> [WRITTEN TASK]
In the entries below, find the line with "Clone this chart in matplotlib." and the line with "1-289/347, (452-70)/463, (289-17)/347])", then retype both and everything between them exactly. Do not copy the pictures.

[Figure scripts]
# # # #

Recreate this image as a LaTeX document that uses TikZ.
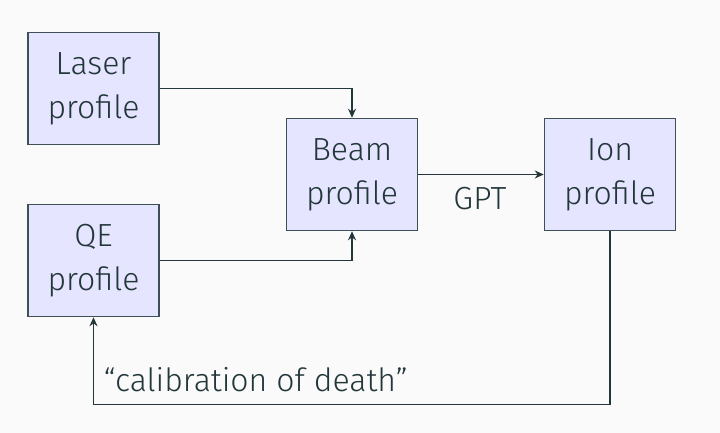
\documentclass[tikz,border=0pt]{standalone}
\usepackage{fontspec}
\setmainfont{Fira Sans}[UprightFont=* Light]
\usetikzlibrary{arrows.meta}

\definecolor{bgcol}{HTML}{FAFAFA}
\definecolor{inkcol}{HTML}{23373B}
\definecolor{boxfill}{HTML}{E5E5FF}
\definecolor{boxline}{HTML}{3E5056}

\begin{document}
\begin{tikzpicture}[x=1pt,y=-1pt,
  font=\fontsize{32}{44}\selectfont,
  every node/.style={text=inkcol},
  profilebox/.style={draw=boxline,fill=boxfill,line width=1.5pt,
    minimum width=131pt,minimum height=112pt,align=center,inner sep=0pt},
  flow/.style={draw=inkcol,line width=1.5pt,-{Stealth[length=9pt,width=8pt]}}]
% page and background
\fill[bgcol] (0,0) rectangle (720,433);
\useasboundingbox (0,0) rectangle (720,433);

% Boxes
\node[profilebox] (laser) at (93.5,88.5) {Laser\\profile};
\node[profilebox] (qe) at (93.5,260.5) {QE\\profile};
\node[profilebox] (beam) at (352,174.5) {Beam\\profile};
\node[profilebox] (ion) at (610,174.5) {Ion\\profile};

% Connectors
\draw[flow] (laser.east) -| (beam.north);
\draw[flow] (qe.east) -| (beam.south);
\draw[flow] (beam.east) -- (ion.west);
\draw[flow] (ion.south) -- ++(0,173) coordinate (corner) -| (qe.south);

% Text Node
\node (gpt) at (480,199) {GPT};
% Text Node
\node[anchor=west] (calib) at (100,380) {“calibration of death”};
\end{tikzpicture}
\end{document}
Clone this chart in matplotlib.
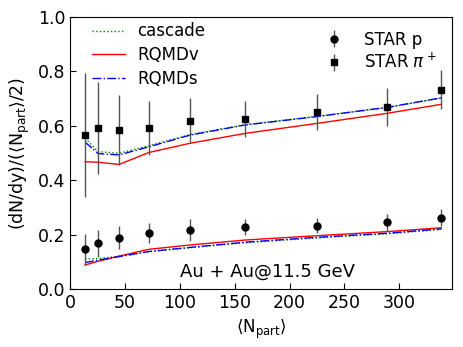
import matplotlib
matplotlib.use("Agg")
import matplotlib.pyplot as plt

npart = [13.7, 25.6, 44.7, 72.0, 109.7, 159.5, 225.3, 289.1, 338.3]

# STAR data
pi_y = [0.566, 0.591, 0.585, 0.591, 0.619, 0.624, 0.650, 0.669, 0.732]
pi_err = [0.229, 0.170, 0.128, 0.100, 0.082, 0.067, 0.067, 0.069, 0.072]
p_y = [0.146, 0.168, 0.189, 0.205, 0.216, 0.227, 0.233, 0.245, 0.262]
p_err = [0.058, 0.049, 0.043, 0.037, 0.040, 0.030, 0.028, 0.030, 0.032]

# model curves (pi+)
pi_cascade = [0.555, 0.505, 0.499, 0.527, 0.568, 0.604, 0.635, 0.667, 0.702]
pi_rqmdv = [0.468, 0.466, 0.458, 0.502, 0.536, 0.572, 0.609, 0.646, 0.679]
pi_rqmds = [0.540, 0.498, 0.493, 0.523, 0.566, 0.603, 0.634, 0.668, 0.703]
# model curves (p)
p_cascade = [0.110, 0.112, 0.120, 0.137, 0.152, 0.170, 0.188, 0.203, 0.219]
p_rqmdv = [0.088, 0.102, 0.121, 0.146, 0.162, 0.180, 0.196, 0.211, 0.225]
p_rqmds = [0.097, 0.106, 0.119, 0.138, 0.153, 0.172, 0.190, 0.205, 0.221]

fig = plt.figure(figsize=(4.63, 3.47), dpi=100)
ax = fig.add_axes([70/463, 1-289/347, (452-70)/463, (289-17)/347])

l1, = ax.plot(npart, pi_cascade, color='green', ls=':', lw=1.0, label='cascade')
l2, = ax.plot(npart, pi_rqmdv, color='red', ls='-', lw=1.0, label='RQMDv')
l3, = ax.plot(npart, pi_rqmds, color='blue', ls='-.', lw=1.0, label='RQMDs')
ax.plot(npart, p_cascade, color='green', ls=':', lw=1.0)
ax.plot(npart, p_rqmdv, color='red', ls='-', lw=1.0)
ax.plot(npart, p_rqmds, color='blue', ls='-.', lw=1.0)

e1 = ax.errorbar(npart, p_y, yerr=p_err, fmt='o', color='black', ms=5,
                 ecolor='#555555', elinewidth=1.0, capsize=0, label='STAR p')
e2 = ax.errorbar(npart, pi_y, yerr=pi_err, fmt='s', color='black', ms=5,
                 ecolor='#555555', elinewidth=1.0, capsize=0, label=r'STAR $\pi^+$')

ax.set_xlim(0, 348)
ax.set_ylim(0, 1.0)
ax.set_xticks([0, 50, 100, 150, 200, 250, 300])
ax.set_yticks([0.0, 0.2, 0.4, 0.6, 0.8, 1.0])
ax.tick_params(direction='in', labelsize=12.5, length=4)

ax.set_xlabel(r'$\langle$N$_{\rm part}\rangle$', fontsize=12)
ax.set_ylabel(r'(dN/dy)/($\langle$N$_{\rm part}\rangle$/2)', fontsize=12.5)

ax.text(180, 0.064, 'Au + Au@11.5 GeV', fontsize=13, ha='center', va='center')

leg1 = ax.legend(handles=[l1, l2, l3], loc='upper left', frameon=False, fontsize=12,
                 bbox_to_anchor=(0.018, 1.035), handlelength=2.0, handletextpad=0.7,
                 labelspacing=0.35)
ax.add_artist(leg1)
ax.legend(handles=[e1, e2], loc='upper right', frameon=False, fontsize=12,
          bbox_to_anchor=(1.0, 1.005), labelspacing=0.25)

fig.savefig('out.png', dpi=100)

# # # #

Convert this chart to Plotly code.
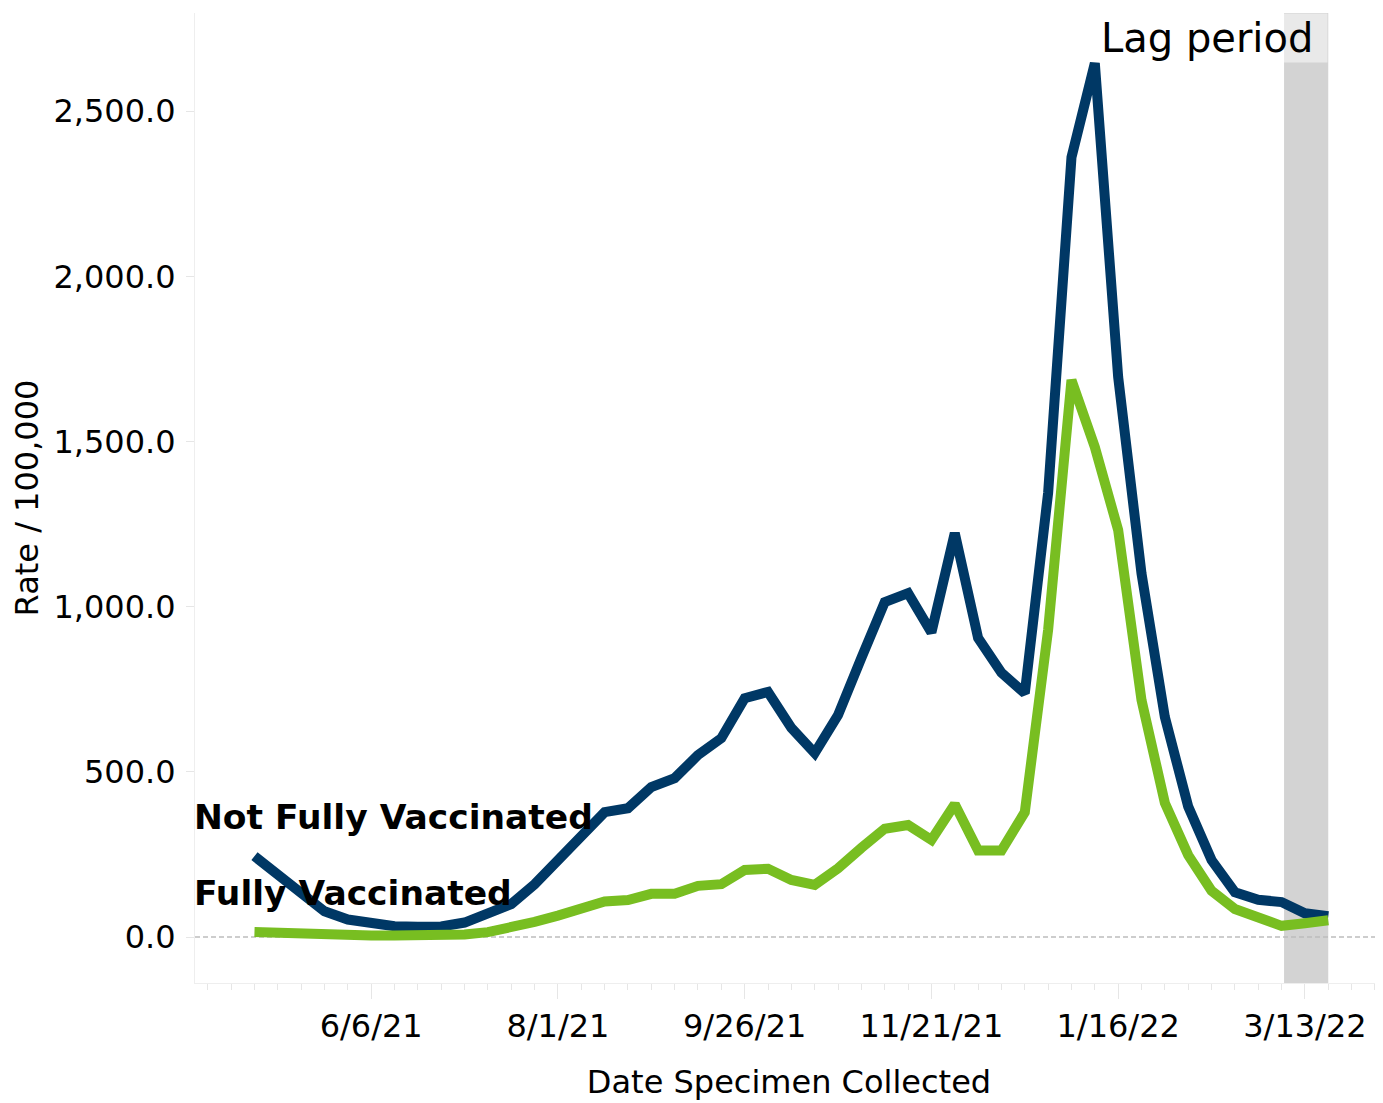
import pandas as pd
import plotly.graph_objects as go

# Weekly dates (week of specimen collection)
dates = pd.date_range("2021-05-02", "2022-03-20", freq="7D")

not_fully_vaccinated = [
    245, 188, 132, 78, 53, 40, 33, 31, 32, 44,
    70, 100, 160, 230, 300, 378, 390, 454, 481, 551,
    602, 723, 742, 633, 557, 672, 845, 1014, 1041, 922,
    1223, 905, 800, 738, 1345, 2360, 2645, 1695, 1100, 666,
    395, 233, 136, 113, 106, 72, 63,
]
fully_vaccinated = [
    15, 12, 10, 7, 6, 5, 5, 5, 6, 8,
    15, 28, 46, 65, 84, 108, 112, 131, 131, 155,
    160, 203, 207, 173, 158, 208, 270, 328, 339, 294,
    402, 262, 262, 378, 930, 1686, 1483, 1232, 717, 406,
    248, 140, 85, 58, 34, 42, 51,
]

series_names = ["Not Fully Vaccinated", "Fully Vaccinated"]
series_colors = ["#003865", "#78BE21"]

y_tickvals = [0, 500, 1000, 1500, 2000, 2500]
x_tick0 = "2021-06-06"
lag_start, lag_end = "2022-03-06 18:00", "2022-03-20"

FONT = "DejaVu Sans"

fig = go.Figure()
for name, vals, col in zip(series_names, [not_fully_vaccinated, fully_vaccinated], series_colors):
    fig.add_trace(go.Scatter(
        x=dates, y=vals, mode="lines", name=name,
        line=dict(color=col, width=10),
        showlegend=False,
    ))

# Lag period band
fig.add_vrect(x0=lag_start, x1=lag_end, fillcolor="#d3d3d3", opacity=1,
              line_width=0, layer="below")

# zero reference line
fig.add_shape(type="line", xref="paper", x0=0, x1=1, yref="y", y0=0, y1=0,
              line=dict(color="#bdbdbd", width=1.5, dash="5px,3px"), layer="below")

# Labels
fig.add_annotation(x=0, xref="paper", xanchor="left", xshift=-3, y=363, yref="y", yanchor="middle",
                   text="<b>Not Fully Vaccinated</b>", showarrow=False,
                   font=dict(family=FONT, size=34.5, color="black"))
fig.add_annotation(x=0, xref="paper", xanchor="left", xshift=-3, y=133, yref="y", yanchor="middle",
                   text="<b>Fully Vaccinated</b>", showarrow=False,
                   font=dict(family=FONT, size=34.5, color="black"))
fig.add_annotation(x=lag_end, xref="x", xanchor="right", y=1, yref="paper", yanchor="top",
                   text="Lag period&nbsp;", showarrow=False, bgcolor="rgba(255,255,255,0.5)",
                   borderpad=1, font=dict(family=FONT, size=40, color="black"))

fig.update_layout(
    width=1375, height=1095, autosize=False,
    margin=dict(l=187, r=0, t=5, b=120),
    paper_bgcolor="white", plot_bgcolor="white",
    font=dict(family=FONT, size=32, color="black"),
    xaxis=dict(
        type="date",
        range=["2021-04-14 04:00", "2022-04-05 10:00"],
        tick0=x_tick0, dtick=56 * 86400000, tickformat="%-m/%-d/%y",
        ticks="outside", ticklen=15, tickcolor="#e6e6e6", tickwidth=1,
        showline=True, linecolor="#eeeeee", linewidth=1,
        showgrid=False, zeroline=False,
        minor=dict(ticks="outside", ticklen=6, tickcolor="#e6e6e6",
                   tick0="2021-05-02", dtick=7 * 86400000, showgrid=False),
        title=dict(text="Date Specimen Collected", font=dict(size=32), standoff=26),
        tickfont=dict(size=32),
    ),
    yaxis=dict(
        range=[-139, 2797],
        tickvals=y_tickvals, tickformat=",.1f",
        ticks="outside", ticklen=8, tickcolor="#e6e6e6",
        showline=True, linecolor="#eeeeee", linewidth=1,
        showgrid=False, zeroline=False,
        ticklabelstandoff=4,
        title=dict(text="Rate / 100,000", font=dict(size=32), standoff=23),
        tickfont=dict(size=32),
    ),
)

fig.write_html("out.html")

# # # #

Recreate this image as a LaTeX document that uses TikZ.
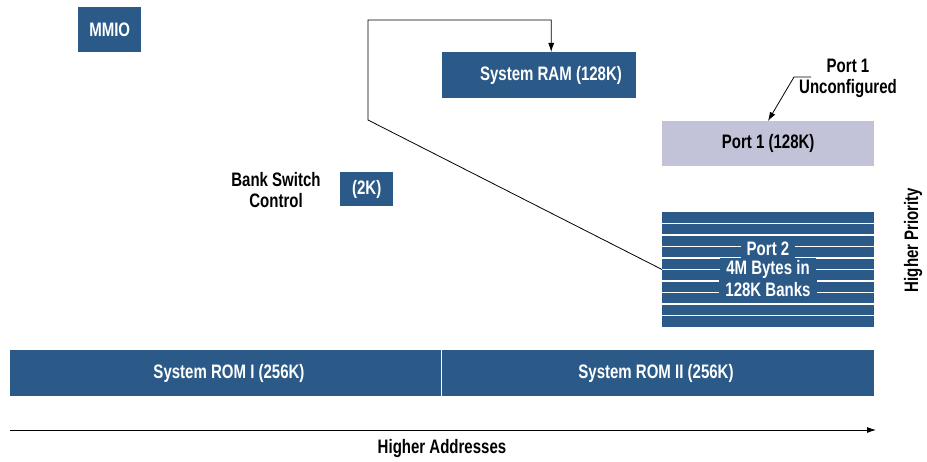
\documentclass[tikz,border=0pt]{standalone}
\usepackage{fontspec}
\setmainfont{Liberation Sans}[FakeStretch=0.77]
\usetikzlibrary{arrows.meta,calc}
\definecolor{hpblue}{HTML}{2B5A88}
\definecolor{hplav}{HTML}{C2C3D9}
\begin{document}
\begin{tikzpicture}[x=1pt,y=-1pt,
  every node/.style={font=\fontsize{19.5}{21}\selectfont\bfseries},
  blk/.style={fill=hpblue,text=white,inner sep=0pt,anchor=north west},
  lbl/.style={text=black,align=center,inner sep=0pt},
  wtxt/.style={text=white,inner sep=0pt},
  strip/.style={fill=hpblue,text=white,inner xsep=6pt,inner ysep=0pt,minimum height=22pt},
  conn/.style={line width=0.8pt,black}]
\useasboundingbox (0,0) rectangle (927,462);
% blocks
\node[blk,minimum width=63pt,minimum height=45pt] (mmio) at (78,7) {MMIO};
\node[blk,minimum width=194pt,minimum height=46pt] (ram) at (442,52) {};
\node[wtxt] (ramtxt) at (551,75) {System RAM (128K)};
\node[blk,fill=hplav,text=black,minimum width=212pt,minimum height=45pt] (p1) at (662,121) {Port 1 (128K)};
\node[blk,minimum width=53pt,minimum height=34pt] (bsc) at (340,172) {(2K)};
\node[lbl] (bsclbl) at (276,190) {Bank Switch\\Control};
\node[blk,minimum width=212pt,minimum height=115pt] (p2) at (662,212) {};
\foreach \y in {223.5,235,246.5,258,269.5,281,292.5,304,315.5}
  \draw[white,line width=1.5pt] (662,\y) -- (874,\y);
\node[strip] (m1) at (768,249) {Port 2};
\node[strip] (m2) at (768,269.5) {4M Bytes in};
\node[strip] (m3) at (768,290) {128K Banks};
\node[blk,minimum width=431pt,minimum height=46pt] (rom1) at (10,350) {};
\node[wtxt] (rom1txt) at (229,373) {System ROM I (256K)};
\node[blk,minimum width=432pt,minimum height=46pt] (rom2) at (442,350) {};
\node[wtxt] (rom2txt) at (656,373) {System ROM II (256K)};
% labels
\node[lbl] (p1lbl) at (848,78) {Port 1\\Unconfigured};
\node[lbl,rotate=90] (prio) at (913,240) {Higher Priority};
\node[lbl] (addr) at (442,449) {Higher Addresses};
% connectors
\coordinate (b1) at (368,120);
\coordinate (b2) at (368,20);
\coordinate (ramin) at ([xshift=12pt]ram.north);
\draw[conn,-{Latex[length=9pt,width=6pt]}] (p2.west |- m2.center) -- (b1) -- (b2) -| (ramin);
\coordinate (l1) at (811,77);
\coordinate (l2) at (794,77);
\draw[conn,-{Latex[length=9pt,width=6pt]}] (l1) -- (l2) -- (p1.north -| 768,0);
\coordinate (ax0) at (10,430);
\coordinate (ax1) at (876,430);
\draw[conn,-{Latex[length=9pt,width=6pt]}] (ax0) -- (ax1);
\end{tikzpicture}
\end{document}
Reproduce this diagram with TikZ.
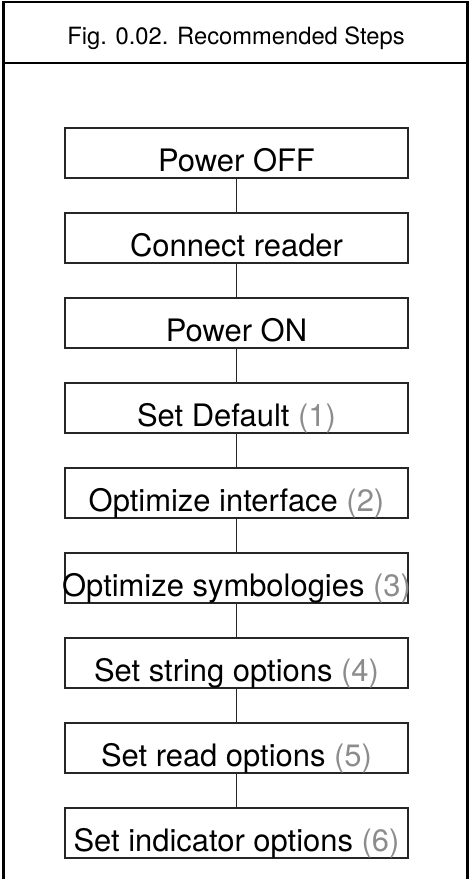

# # # #

> [CORRECT RESULT]
Clone this chart in matplotlib.
import matplotlib
matplotlib.use("Agg")
import matplotlib.pyplot as plt

npart = [13.7, 25.6, 44.7, 72.0, 109.7, 159.5, 225.3, 289.1, 338.3]

# STAR data
pi_y = [0.566, 0.591, 0.585, 0.591, 0.619, 0.624, 0.650, 0.669, 0.732]
pi_err = [0.229, 0.170, 0.128, 0.100, 0.082, 0.067, 0.067, 0.069, 0.072]
p_y = [0.146, 0.168, 0.189, 0.205, 0.216, 0.227, 0.233, 0.245, 0.262]
p_err = [0.058, 0.049, 0.043, 0.037, 0.040, 0.030, 0.028, 0.030, 0.032]

# model curves (pi+)
pi_cascade = [0.555, 0.505, 0.499, 0.527, 0.568, 0.604, 0.635, 0.667, 0.702]
pi_rqmdv = [0.468, 0.466, 0.458, 0.502, 0.536, 0.572, 0.609, 0.646, 0.679]
pi_rqmds = [0.540, 0.498, 0.493, 0.523, 0.566, 0.603, 0.634, 0.668, 0.703]
# model curves (p)
p_cascade = [0.110, 0.112, 0.120, 0.137, 0.152, 0.170, 0.188, 0.203, 0.219]
p_rqmdv = [0.088, 0.102, 0.121, 0.146, 0.162, 0.180, 0.196, 0.211, 0.225]
p_rqmds = [0.097, 0.106, 0.119, 0.138, 0.153, 0.172, 0.190, 0.205, 0.221]

fig = plt.figure(figsize=(4.63, 3.47), dpi=100)
ax = fig.add_axes([70/463, 1-289/347, (452-70)/463, (289-17)/347])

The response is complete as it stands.